Private estates

Apollo and BC Partners have spent more than €2 billion between them on acquiring residential property agents despite fears that the market will cool.

Private equity firms are turning their attention to British estate agents. Last month, US buyout firm Apollo Management agreed to acquire Countrywide, Britain's largest agent for an estimated €1.6 billion ($2.2 billion), while BC Partners agreed to buy Foxtons, another prominent industry player, for approximately £390 million.

The timing of the two deals comes as a bit of surprise. Like Spain, British house prices have enjoyed a phenomenal bull run for more than a decade, but with interest rates at a six-year peak of 6.5 percent, there is an expectation that the market will cool.

However, some of the most recent data suggests otherwise. From April 2006 to April 2007, the price of an average property in the UK rose by more than £20,000, according to research from property advisory firm Assetz. And the average annual rate of growth was running faster in April than it was in March—11.1 percent compared to 10.4 percent, the firm said.

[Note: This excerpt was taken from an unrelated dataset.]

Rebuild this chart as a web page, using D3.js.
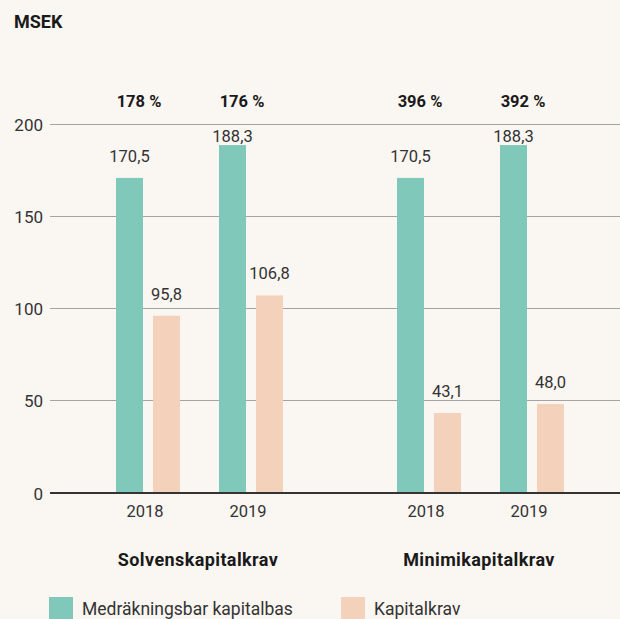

In Britain, residential demand is still being fueled by a housing shortage and increases in immigration. The success of estate agents riding the wave is clear. In March, Countrywide reported underlying profits had tripled to £102 million for the whole of 2006. In delivering the results, company chairman Christopher Sporborg said that he anticipated a slowdown in the rate of growth in housing prices, but he foresaw no decline in transaction volumes.

In London, price inflation has been more dramatic than anywhere else in the UK. Fueled in part by large bonuses in the financial sector, prices in central London, for example, increased by more than 33 percent in the 12-month period through April, according to estate agent Knight Frank. Foxtons, a London-based estate agent which derives fees from renting and selling properties, has certainly benefited. The firm has been expanding recently with new offices in Kingston, Sloane Square, Muswell Hill and Shoreditch. Its new private equity owners are hoping to capitalize on that momentum.

Last year, Rupert Dickinson, the chief executive officer of Grainger Trust, the largest listed residential property firm in the UK, told The Financial Times that he anticipated continued growth in the sector. “If there is a limp situation that may be one thing,” he told the paper. “But I think the UK market will not see price depreciation for years and years. There is still going to be a demand.”